02-08-2024, 08:46 PM
(This post was last modified: 02-08-2024, 08:47 PM by jgonlinemybb.)
Another Inchon release from Intrada! Improved source! Who will go for this again? I probably will. I can’t help myself.
Coming 2/13.
Intrada FB message from Roger….
Why is Intrada releasing INCHON again?
Intrada has visited Inchon several times since they initially released their first expanded version back in 1988 and each release has sold out owing to the score’s popularity with Goldsmith aficionados. Each release also has its own anomalies, owing to the oft-discussed less-than-ideal recording circumstances that took place in Italy as well as a number of disparate session master elements. Intrada had access to voluminous rolls of tape, including the 1” 8-track masters, which themselves were folded down from the 2” 16-track tapes, numerous ½” 3-track dubdown masters which contained the mixes made for stereo prints of the picture and the ¼” 2-track stereo print masters, which were primarily identified as “safeties” by session engineer Len Engel. We also had both rolls of the original Regency ¼” album masters that included all of the edits that Goldsmith and Engel had out together for the 1982 LP. So that all adds up to a lot of tape!

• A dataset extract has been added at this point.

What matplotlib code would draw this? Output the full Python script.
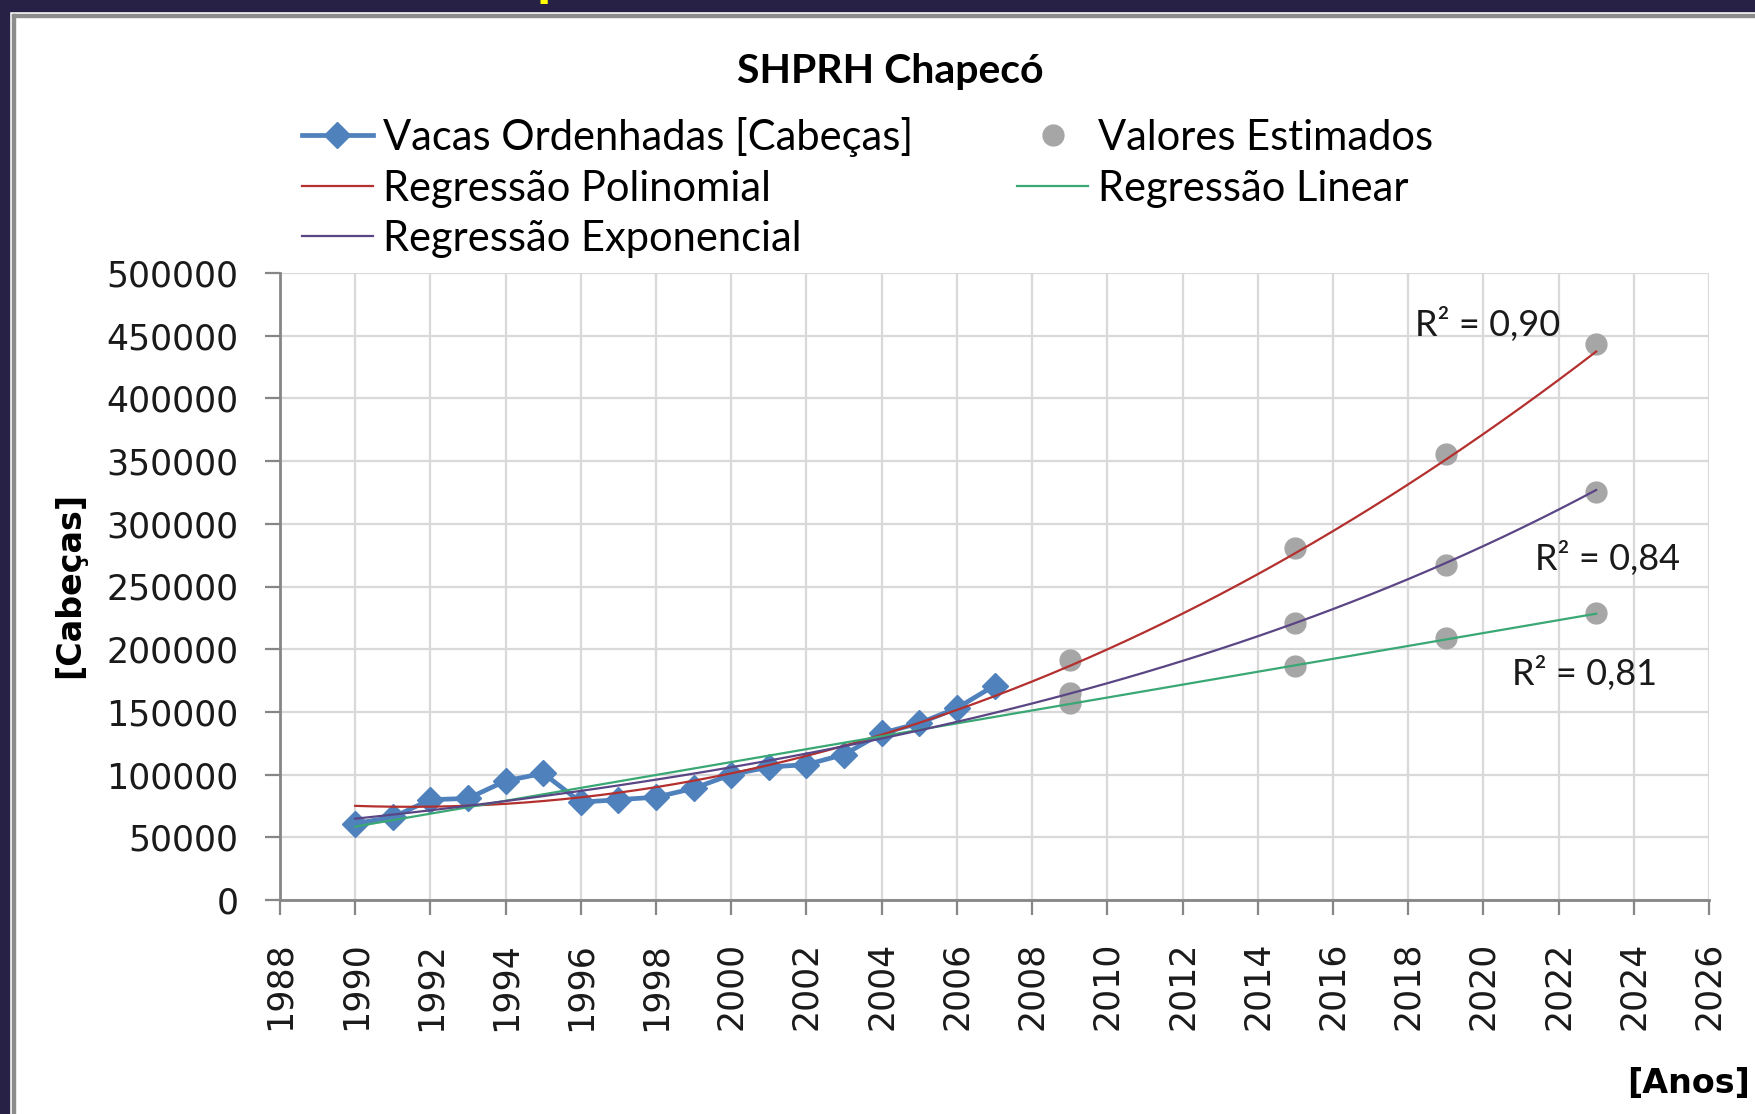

But each of those formats had audio issues that were compensated for by various means such as the DBX noise-reduction system championed by Inchon’s original recording engineer Engel back in the day, the Aphex Aural Exciter processing unit which he also utilized, and an artificial boosting of the high end to deal with issues on the multi-tracks that likely dated all the way back to the initial 1982 recording sessions and subsequent “dubdowns” made by Engel for the film soundtrack and subsequent record album.
All of our previous releases of Inchon have been assembled and mastered from the various multi-track formats. We have worked with both Goldsmith and Engel’s initial expanded elements that were approved for Intrada’s first release of the score by the composer as well as subsequent remixes for later reissues in which we dropped the Aphex Aural Exciter processing that seemed to create audio issues of its own. The only thing we did not work with were the ¼” stereo safeties, making the same assumption that Goldsmith and Engel had determined: everything in the massive chain of tapes ahead of the safeties would be superior.
But we were wrong. These ¼” mixes were leagues ahead of all the other elements we had gone through. So in all fairness to those two artists who had originally composed, conducted and engineered this powerhouse score, we simply had to go back to square one and reassemble and remaster our last 3-CD release, this time using those ¼” elements and allowing their work to sound better than it ever did before.
Coming 2/13.
Intrada FB message from Roger….
Why is Intrada releasing INCHON again?
Intrada has visited Inchon several times since they initially released their first expanded version back in 1988 and each release has sold out owing to the score’s popularity with Goldsmith aficionados. Each release also has its own anomalies, owing to the oft-discussed less-than-ideal recording circumstances that took place in Italy as well as a number of disparate session master elements. Intrada had access to voluminous rolls of tape, including the 1” 8-track masters, which themselves were folded down from the 2” 16-track tapes, numerous ½” 3-track dubdown masters which contained the mixes made for stereo prints of the picture and the ¼” 2-track stereo print masters, which were primarily identified as “safeties” by session engineer Len Engel. We also had both rolls of the original Regency ¼” album masters that included all of the edits that Goldsmith and Engel had out together for the 1982 LP. So that all adds up to a lot of tape!
But each of those formats had audio issues that were compensated for by various means such as the DBX noise-reduction system championed by Inchon’s original recording engineer Engel back in the day, the Aphex Aural Exciter processing unit which he also utilized, and an artificial boosting of the high end to deal with issues on the multi-tracks that likely dated all the way back to the initial 1982 recording sessions and subsequent “dubdowns” made by Engel for the film soundtrack and subsequent record album.
All of our previous releases of Inchon have been assembled and mastered from the various multi-track formats. We have worked with both Goldsmith and Engel’s initial expanded elements that were approved for Intrada’s first release of the score by the composer as well as subsequent remixes for later reissues in which we dropped the Aphex Aural Exciter processing that seemed to create audio issues of its own. The only thing we did not work with were the ¼” stereo safeties, making the same assumption that Goldsmith and Engel had determined: everything in the massive chain of tapes ahead of the safeties would be superior.
But we were wrong. These ¼” mixes were leagues ahead of all the other elements we had gone through. So in all fairness to those two artists who had originally composed, conducted and engineered this powerhouse score, we simply had to go back to square one and reassemble and remaster our last 3-CD release, this time using those ¼” elements and allowing their work to sound better than it ever did before.